Two-Michelin-starred restaurant Fäviken, located roughly 600 kilometers (373 miles) north of Swedish capital Stockholm, is one of Europe’s most in-demand eateries.
But now chef Magnus Nilsson has become the latest Michelin-starred restaurateur to announce he’s shutting up shop because he’s had enough.
“This coming season will be my last at Fäviken Magasinet,” wrote Nilsson on his Instagram account.
The chef says December 14, 2019 will be the last business day. Instead of working, he says he plans to spend his time with family, fishing, gardening and getting fit, “both physically and mentally.”
New chapter
A Michelin star is often seen as a crowning achievement for a chef, but Nilsson isn’t the first who has turned his back on the accolade.

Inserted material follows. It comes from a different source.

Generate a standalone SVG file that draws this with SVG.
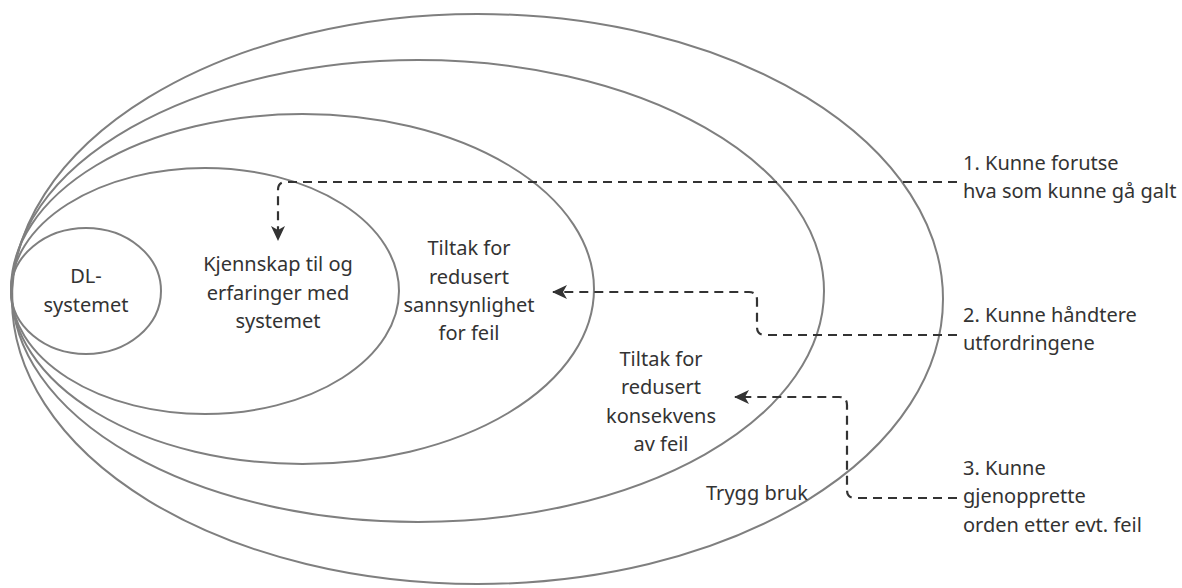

In September 2018, rural Checkers restaurant in Wales announced its plans to give back its Michelin star and reopen in a more low-key iteration.
And in October 2017, Restaurant Andre, a top Singaporean dining spot, returned its two Michelin stars, with chef-patron Andre Chiang explaining he wanted to focus on other projects.
Meanwhile, French chef Sébastien Bras asked Michelin to take away his 3 stars in September 2017.
Chiang, Bras and the Checkers team all said they felt increasingly exhausted under the pressure of running a prestigious establishment.
It’s a sentiment Nilsson shares.
“I am not going to lie, I am a little bit tired after all this time pushing the development of the restaurant forward,” he said.
The 35-year-old chef has been running Fäviken for 10 years, during which time it’s become wildly successful, featuring on TV cookery programs and spawning cookbooks.
The restaurant seats just 24 people and showcases local produce in a creative way. Nilsson is responsible for growing and hunting many of his ingredients.
After enjoying the 3,300 kronor ($345) seasonal tasting menu, diners can also stay overnight in one of the restaurant’s six rooms.
Creative freedom
The coming season at Fäviken is all booked up – so unless diners already have a reservation, they’ll miss out on the Nilsson experience.
“I have been allowed to grow and develop, and I have enjoyed complete creative freedom,” says Nilsson.
The chef says it’s not an easy decision to close his passion project, but he believes “it’s the right one.”